30th Reeve of Scarborough, Ontario
- In office 1948–1955
- Preceded by: R.H. Palmer
- Succeeded by: Gus Harris

Personal details
- Born: Oliver E. Crockford 1893 Parry Sound, Ontario
- Died: March 28, 1986 (aged 92) Scarborough, Ontario, Canada

= Oliver E. Crockford =

Former reeve of Scarborough, Ontario, Canada (1893–1986)

Oliver E. Crockford (1893 – 28 March 1986) was the reeve of Scarborough, Ontario, Canada, from 1948 until 1956, and gained the nickname "Mr. Scarborough" during his tenure.

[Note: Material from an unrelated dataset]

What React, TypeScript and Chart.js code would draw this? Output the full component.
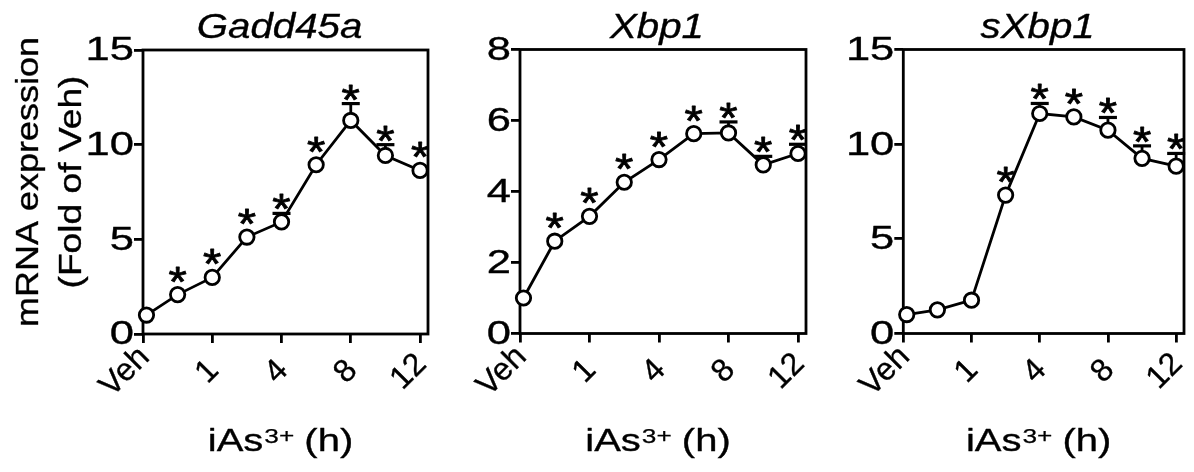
import React, { useEffect, useRef } from 'react';
import { Chart, registerables } from 'chart.js';

Chart.register(...registerables);

// ---------- data ----------
const xPositions = [0.1, 1, 2, 3, 4, 5, 6, 7, 8];
const xTickValues = [0, 2, 4, 6, 8];
const xTickLabels = ['Veh', '1', '4', '8', '12'];

const gadd45aMean = [1.0, 2.08, 2.99, 5.12, 5.92, 8.94, 11.28, 9.43, 8.64];
const gadd45aErr = [0, 0, 0, 0, 0.45, 0, 0.89, 0.57, 0];
const gadd45aSig = [false, true, true, true, true, true, true, true, true];
const gadd45aYTicks = [0, 5, 10, 15];

const xbp1Mean = [1.0, 2.6, 3.3, 4.26, 4.9, 5.63, 5.65, 4.75, 5.07];
const xbp1Err = [0, 0, 0, 0, 0, 0, 0.31, 0.24, 0.26];
const xbp1Sig = [false, true, true, true, true, true, true, true, true];
const xbp1YTicks = [0, 2, 4, 6, 8];

const sxbp1Mean = [1.0, 1.25, 1.76, 7.31, 11.62, 11.44, 10.74, 9.25, 8.84];
const sxbp1Err = [0, 0, 0, 0, 0.53, 0, 0.67, 0.66, 0.67];
const sxbp1Sig = [false, false, false, true, true, true, true, true, true];
const sxbp1YTicks = [0, 5, 10, 15];

const panelTitles = ['Gadd45a', 'Xbp1', 'sXbp1'];
const yAxisTitleLines = ['mRNA expression', '(Fold of Veh)'];
const xAxisTitleBase = 'iAs';
const xAxisTitleSup = '3+';
const xAxisTitleRest = ' (h)';

// ---------- layout / style ----------
const W = 1194;
const H = 472;
const FONT = '"Liberation Sans", Arial, Helvetica, sans-serif';
const X_MAX = 8.23;

const panels = [
  { title: panelTitles[0], mean: gadd45aMean, err: gadd45aErr, sig: gadd45aSig, yTicks: gadd45aYTicks, left: 143, right: 428, top: 50, bottom: 334, showYTitle: true },
  { title: panelTitles[1], mean: xbp1Mean, err: xbp1Err, sig: xbp1Sig, yTicks: xbp1YTicks, left: 520, right: 806, top: 49.5, bottom: 333.5, showYTitle: false },
  { title: panelTitles[2], mean: sxbp1Mean, err: sxbp1Err, sig: sxbp1Sig, yTicks: sxbp1YTicks, left: 903.3, right: 1187.7, top: 49.5, bottom: 333.5, showYTitle: false },
];

function drawText(
  ctx: CanvasRenderingContext2D,
  text: string,
  x: number,
  y: number,
  o: { size: number; italic?: boolean; sx?: number; align?: CanvasTextAlign; baseline?: CanvasTextBaseline; rot?: number; weight?: number }
) {
  ctx.save();
  ctx.translate(x, y);
  if (o.rot) ctx.rotate(o.rot);
  const sx = o.sx ?? 1;
  ctx.scale(sx, 1);
  ctx.font = `${o.italic ? 'italic ' : ''}${o.size}px ${FONT}`;
  ctx.textAlign = o.align ?? 'left';
  ctx.textBaseline = o.baseline ?? 'alphabetic';
  ctx.fillStyle = '#000';
  ctx.fillText(text, 0, 0);
  const wgt = o.weight ?? 0.35;
  if (wgt > 0) {
    ctx.strokeStyle = '#000';
    ctx.lineJoin = 'round';
    ctx.lineWidth = wgt;
    ctx.strokeText(text, 0, 0);
  }
  ctx.restore();
}

function measure(ctx: CanvasRenderingContext2D, text: string, size: number, italic = false) {
  ctx.save();
  ctx.font = `${italic ? 'italic ' : ''}${size}px ${FONT}`;
  const m = ctx.measureText(text);
  ctx.restore();
  return m;
}

function Panel({ p }: { p: (typeof panels)[number] }) {
  const ref = useRef<HTMLCanvasElement>(null);

  useEffect(() => {
    const canvas = ref.current!;
    const points = xPositions.map((x, i) => ({ x, y: p.mean[i] }));
    const yMax = p.yTicks[p.yTicks.length - 1];

    const decor = {
      id: 'decor',
      beforeDatasetsDraw(chart: any) {
        const ctx: CanvasRenderingContext2D = chart.ctx;
        const xs = chart.scales.x;
        const ys = chart.scales.y;
        const a = chart.chartArea;
        ctx.save();
        ctx.strokeStyle = '#000';
        ctx.lineWidth = 2.8;
        ctx.strokeRect(a.left, a.top, a.right - a.left, a.bottom - a.top);
        // error bars (upper)
        p.err.forEach((e, i) => {
          if (!e) return;
          const px = xs.getPixelForValue(xPositions[i]);
          const py = ys.getPixelForValue(p.mean[i]);
          const cy = ys.getPixelForValue(p.mean[i] + e);
          ctx.lineWidth = 2.8;
          ctx.beginPath();
          ctx.moveTo(px, py);
          ctx.lineTo(px, cy);
          ctx.stroke();
          ctx.lineWidth = 3.2;
          ctx.beginPath();
          ctx.moveTo(px - 9, cy);
          ctx.lineTo(px + 9, cy);
          ctx.stroke();
        });
        ctx.restore();
      },
      afterDatasetsDraw(chart: any) {
        const ctx: CanvasRenderingContext2D = chart.ctx;
        const xs = chart.scales.x;
        const ys = chart.scales.y;
        const a = chart.chartArea;
        // asterisks
        const am = measure(ctx, '*', 42);
        p.sig.forEach((s, i) => {
          if (!s) return;
          const px = xs.getPixelForValue(xPositions[i]);
          const py = ys.getPixelForValue(p.mean[i]);
          const cy = ys.getPixelForValue(p.mean[i] + p.err[i]);
          const top = Math.min(cy, py - 9) - 3;
          drawText(ctx, '*', px, top - am.actualBoundingBoxDescent, { size: 42, sx: 1.12, align: 'center', weight: 0.8 });
        });
        // y tick labels
        p.yTicks.forEach((v) => {
          drawText(ctx, String(v), a.left - 9, ys.getPixelForValue(v) + 1, { size: 34, sx: 1.28, align: 'right', baseline: 'middle' });
        });
        // x tick labels rotated
        xTickValues.forEach((v, i) => {
          const tx = xs.getPixelForValue(v);
          const L = measure(ctx, xTickLabels[i], 32).width;
          const cx = tx + 1.5 - 0.354 * L;
          const cy = a.bottom + 38;
          drawText(ctx, xTickLabels[i], cx, cy, { size: 32, align: 'center', baseline: 'middle', rot: -Math.PI / 4 });
        });
        const mid = (a.left + a.right) / 2;
        // title
        drawText(ctx, p.title, mid - 6, 38, { size: 35, italic: true, sx: 1.15, align: 'center' });
        // x axis title with superscript
        const sx = 1.25;
        const w1 = measure(ctx, xAxisTitleBase, 32).width * sx;
        const w2 = measure(ctx, xAxisTitleSup, 21).width * sx;
        const w3 = measure(ctx, xAxisTitleRest, 32).width * sx;
        let x0 = mid - 5 - (w1 + w2 + w3) / 2;
        drawText(ctx, xAxisTitleBase, x0, 451, { size: 32, sx });
        x0 += w1;
        drawText(ctx, xAxisTitleSup, x0 + 1, 443, { size: 21, sx, weight: 0.25 });
        x0 += w2;
        drawText(ctx, xAxisTitleRest, x0, 451, { size: 32, sx });
        // y axis title
        if (p.showYTitle) {
          const cyT = (a.top + a.bottom) / 2 - 10;
          drawText(ctx, yAxisTitleLines[0], 38, cyT, { size: 31, sx: 1.16, align: 'center', rot: -Math.PI / 2 });
          drawText(ctx, yAxisTitleLines[1], 81, cyT, { size: 31, sx: 1.2, align: 'center', rot: -Math.PI / 2 });
        }
      },
    };

    const gridOpts = {
      display: true,
      drawOnChartArea: false,
      drawTicks: true,
      tickLength: 9,
      lineWidth: 2.8,
      color: '#000',
    };

    const chart = new Chart(canvas, {
      type: 'line',
      data: {
        datasets: [
          {
            data: points,
            borderColor: '#000',
            borderWidth: 2.8,
            backgroundColor: '#fff',
            pointRadius: 7.2,
            pointBorderWidth: 2.8,
            pointBackgroundColor: '#fff',
            pointBorderColor: '#000',
            tension: 0,
            clip: false as any,
          },
        ],
      },
      options: {
        responsive: false,
        animation: false,
        events: [],
        layout: {
          padding: { left: p.left, right: W - p.right, top: p.top, bottom: H - p.bottom },
        },
        plugins: { legend: { display: false }, tooltip: { enabled: false }, title: { display: false } },
        scales: {
          x: {
            type: 'linear',
            position: 'bottom',
            min: 0,
            max: X_MAX,
            afterBuildTicks: (s: any) => {
              s.ticks = xTickValues.map((v) => ({ value: v }));
            },
            afterFit: (s: any) => {
              s.height = 0;
            },
            ticks: { display: false },
            grid: gridOpts,
            border: { display: false },
          },
          y: {
            type: 'linear',
            position: 'left',
            min: 0,
            max: yMax,
            afterBuildTicks: (s: any) => {
              s.ticks = p.yTicks.map((v) => ({ value: v }));
            },
            afterFit: (s: any) => {
              s.width = 0;
            },
            ticks: { display: false },
            grid: gridOpts,
            border: { display: false },
          },
        },
      } as any,
      plugins: [decor],
    });
    return () => chart.destroy();
  }, [p]);

  return <canvas ref={ref} width={W} height={H} style={{ position: 'absolute', left: 0, top: 0, width: W, height: H }} />;
}

export default function App() {
  return (
    <div style={{ position: 'fixed', left: 0, top: 0, width: W, height: H, background: '#fff', overflow: 'hidden' }}>
      {panels.map((p, i) => (
        <Panel key={i} p={p} />
      ))}
    </div>
  );
}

He is credited with the industrial development of Scarborough, transforming the rural township into a modern suburb of Toronto by spearheading the creation and development of the "Golden Mile of Industry" (Golden Mile, Toronto) – Canada's first industrial park, resulting in both industrial and residential development of the strip and the surrounding area, and the population of Scarborough doubling in six years.

== Early life ==
Crockford was born in Parry Sound, Ontario, and worked as a railway agent for the Canadian National Railway before going to McMaster University to study English and theology, becoming a Baptist minister in 1921. He moved to the Highland Creek area of Scarborough in 1934 and was first elected to town council in 1945, becoming deputy reeve the next year and reeve in 1948. He also sat on Metro Council from 1953 to 1954 and was a member of its executive committee.

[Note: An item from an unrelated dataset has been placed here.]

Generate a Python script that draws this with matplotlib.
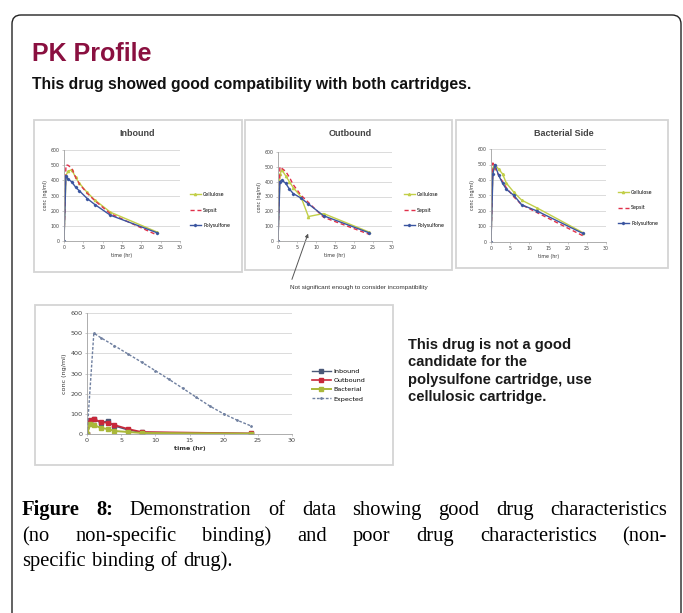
import matplotlib
matplotlib.use('Agg')
import matplotlib.pyplot as plt
from matplotlib.patches import FancyBboxPatch, Rectangle

W, H = 683, 613

# sample times (hr) for the three small panels
hours = [0, 0.5, 1, 2, 3, 4, 6, 8, 12, 24]

# Inbound panel (ng/ml)
in_cell = [0, 430, 460, 470, 420, 380, 320, 270, 190, 60]
in_seps = [0, 500, 500, 480, 420, 375, 315, 265, 180, 40]
in_poly = [0, 430, 410, 390, 355, 330, 280, 240, 170, 55]

# Outbound panel
out_cell = [0, 450, 480, 440, 400, 360, 300, 165, 185, 60]
out_seps = [0, 500, 490, 470, 430, 380, 310, 260, 160, 45]
out_poly = [0, 400, 410, 390, 350, 320, 290, 250, 170, 55]

# Bacterial side panel
bac_cell = [0, 480, 500, 470, 440, 380, 320, 270, 220, 60]
bac_seps = [0, 510, 480, 430, 390, 350, 290, 240, 190, 40]
bac_poly = [0, 440, 500, 430, 380, 340, 300, 240, 200, 55]

small_labels = ['Cellulose', 'Sepsit', 'Polysulfone']

# bottom panel
bot_hours = [0, 0.5, 1, 2, 3, 4, 6, 8, 24]
bot_in = [0, 55, 75, 55, 65, 40, 20, 8, 2]
bot_out = [0, 70, 75, 60, 55, 45, 25, 10, 3]
bot_bact = [0, 50, 45, 30, 25, 15, 10, 5, 2]
exp_hours = [0, 1, 2, 4, 6, 8, 10, 12, 14, 16, 18, 20, 22, 24]
exp_conc = [0, 500, 478, 438, 397, 356, 314, 271, 227, 182, 138, 100, 68, 40]
bot_labels = ['Inbound', 'Outbound', 'Bacterial', 'Expected']

fig = plt.figure(figsize=(W / 100, H / 100), dpi=100)

# background axes in pixel coordinates
bg = fig.add_axes([0, 0, 1, 1])
bg.set_xlim(0, W)
bg.set_ylim(H, 0)
bg.axis('off')


def pax(x0, y0, x1, y1):
    return fig.add_axes([x0 / W, 1 - y1 / H, (x1 - x0) / W, (y1 - y0) / H])


# outer rounded frame
bg.add_patch(FancyBboxPatch((12, 15), 669, 640, boxstyle='round,pad=0,rounding_size=9',
                            fc='white', ec='#222222', lw=1.0))

bg.text(32, 61, 'PK Profile', fontsize=18, fontweight='bold', color='#8a1040',
        family='Liberation Sans', va='baseline')
bg.text(32, 89, 'This drug showed good compatibility with both cartridges.', fontsize=11.3,
        fontweight='bold', color='#111111', family='Liberation Sans', va='baseline')

# panel frames
for (x0, y0, x1, y1) in [(34, 120, 242, 272), (245, 120, 452, 270), (456, 120, 668, 268),
                         (35, 305, 393, 465)]:
    bg.add_patch(Rectangle((x0, y0), x1 - x0, y1 - y0, fc='white', ec='#d4d4d4', lw=1.3))

cell_c = '#c2cf48'
seps_c = '#e0304a'
poly_c = '#3a55a0'


def style_small(ax, fs=3.4):
    ax.set_facecolor('none')
    ax.set_xlim(0, 30)
    ax.set_ylim(0, 600)
    ax.set_xticks(range(0, 31, 5))
    ax.set_yticks(range(0, 601, 100))
    ax.yaxis.grid(True, color='#d6d6d6', lw=0.6)
    ax.set_axisbelow(True)
    for s in ['top', 'right']:
        ax.spines[s].set_visible(False)
    for s in ['left', 'bottom']:
        ax.spines[s].set_color('#a0a0a0')
        ax.spines[s].set_linewidth(0.6)
    ax.tick_params(labelsize=fs, length=1.5, width=0.4, color='#a0a0a0', pad=1.5,
                   labelcolor='#444444')


panels = [
    ((64, 150, 180, 241), 'Inbound', (in_cell, in_seps, in_poly), (186, 210)),
    ((278, 152, 392, 241), 'Outbound', (out_cell, out_seps, out_poly), (400, 210)),
    ((491, 149, 606, 242), 'Bacterial Side', (bac_cell, bac_seps, bac_poly), (614, 208)),
]

for (x0, y0, x1, y1), title, (c, s, p), (lx, ly) in panels:
    ax = pax(x0, y0, x1, y1)
    style_small(ax)
    ax.plot(hours, c, color=cell_c, lw=1.0, marker='^', ms=1.6, label=small_labels[0])
    ax.plot(hours, s, color=seps_c, lw=1.0, ls=(0, (3, 2)), label=small_labels[1])
    ax.plot(hours, p, color=poly_c, lw=1.0, marker='D', ms=1.2, label=small_labels[2])
    ax.set_ylabel('conc (ng/ml)', fontsize=3.4, labelpad=2, color='#333333')
    ax.set_xlabel('time (hr)', fontsize=3.4, labelpad=2, color='#333333')
    ax.legend(loc='center left', bbox_to_anchor=(lx / W, 1 - ly / H),
              bbox_transform=fig.transFigure, frameon=False, fontsize=3.4,
              handlelength=2.2, labelspacing=2.2, handletextpad=0.5)
    bg.text((x0 + x1) / 2 + 15, 133, title, fontsize=6.5, fontweight='bold',
            color='#444444', ha='center', va='center', family='Liberation Sans')

# annotation in the Outbound panel
bg.annotate('', xy=(309, 231), xytext=(291, 282),
            arrowprops=dict(arrowstyle='-|>', color='#555555', lw=0.7, mutation_scale=5))
bg.text(359, 287, 'Not significant enough to consider incompatibility', fontsize=4.6,
        color='#333333', ha='center', va='center', family='Liberation Sans')

# bottom panel
ax = pax(87, 313, 292, 434)
style_small(ax, fs=4.6)
ax.plot(bot_hours, bot_in, color='#4a5878', lw=1.0, marker='s', ms=2.2, label=bot_labels[0])
ax.plot(bot_hours, bot_out, color='#c8283a', lw=1.2, marker='s', ms=3.0, label=bot_labels[1])
ax.plot(bot_hours, bot_bact, color='#aab83a', lw=1.4, marker='s', ms=2.2, label=bot_labels[2])
ax.plot(exp_hours, exp_conc, color='#7080a0', lw=1.0, ls=(0, (2, 1.2)), marker='.', ms=2.0,
        label=bot_labels[3])
ax.set_ylabel('conc (ng/ml)', fontsize=4.6, labelpad=3, color='#333333')
ax.set_xlabel('time (hr)', fontsize=4.6, labelpad=2, color='#333333', fontweight='bold')
ax.legend(loc='center left', bbox_to_anchor=(306 / W, 1 - 385 / H),
          bbox_transform=fig.transFigure, frameon=False, fontsize=4.6,
          handlelength=3, labelspacing=0.6, handletextpad=0.4)

right_lines = ['This drug is not a good', 'candidate for the',
               'polysulfone cartridge, use', 'cellulosic cartridge.']
for i, ln in enumerate(right_lines):
    bg.text(408, 349 + i * 17.5, ln, fontsize=10.6, fontweight='bold', color='#1a1a1a',
            family='Liberation Sans', va='baseline')

# caption, justified like the source
cap_lines = [
    [('Figure', True), ('8:', True), ('Demonstration', False), ('of', False), ('data', False),
     ('showing', False), ('good', False), ('drug', False), ('characteristics', False)],
    [('(no', False), ('non-specific', False), ('binding)', False), ('and', False),
     ('poor', False), ('drug', False), ('characteristics', False), ('(non-', False)],
    [('specific', False), ('binding', False), ('of', False), ('drug).', False)],
]
cap_base = [515, 541, 566]
cap_left, cap_right = 22, 667
cap_fs = 14.8
renderer = fig.canvas.get_renderer()

for li, words in enumerate(cap_lines):
    texts = []
    for w, b in words:
        t = bg.text(0, cap_base[li], w, fontsize=cap_fs, family='Liberation Serif',
                    fontweight='bold' if b else 'normal', color='black', va='baseline')
        texts.append(t)
    widths = [t.get_window_extent(renderer).width for t in texts]
    space = cap_fs * 0.3 / 0.72
    if li < 2:
        gap = (cap_right - cap_left - sum(widths)) / (len(words) - 1)
    else:
        gap = space
    x = cap_left
    for t, wd in zip(texts, widths):
        t.set_x(x)
        x += wd + gap

fig.savefig('out.png', dpi=100)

== Reeve of Scarborough ==
After his election as reeve in 1948, which was equivalent to the position of mayor in other municipalities, he convinced Scarborough Town Council to purchase land along Eglinton Avenue East from the federal government, which had been used during the Second World War for munitions production by the government-owned General Engineering Company. The parcel of land consisted of 125 buildings on 225 acres. Worth an estimated $7 million, Crockford convinced the federal government to sell the land to Scarborough for $350,000. Scarborough repurposed some buildings for municipal offices while selling other properties to manufacturers such as Frigidaire, Inglis, SKF, General Motors, Thermos and others for use as factories. The manufacturing boom also resulted in a residential boom with 100,000 houses being built in Scarborough in 1953 alone. Under Crockford's leadership, Scarborough went from the edge of bankruptcy with municipal assessment revenues earning only $11 million in 1946 to more than $220 million in 1954. Crockford allowed for Scarborough to have the highest density of single-family units per acre in the Toronto area, attracting working-class people looking to own a home.

As reeve, Crockford also convinced a Roman Catholic nursing order that was closing its operations in Toronto to relocate to Scarborough, and to establish the municipality's first hospital, Scarborough General Hospital.

Crockford was defeated in 1955 by Gus Harris after being accused of corruption for accepting a free Cadillac from a property developer. He twice ran for the Ontario Liberal Party for election to the Ontario legislature from York—Scarborough (provincial electoral district), in 1955 and 1959, but was defeated both times.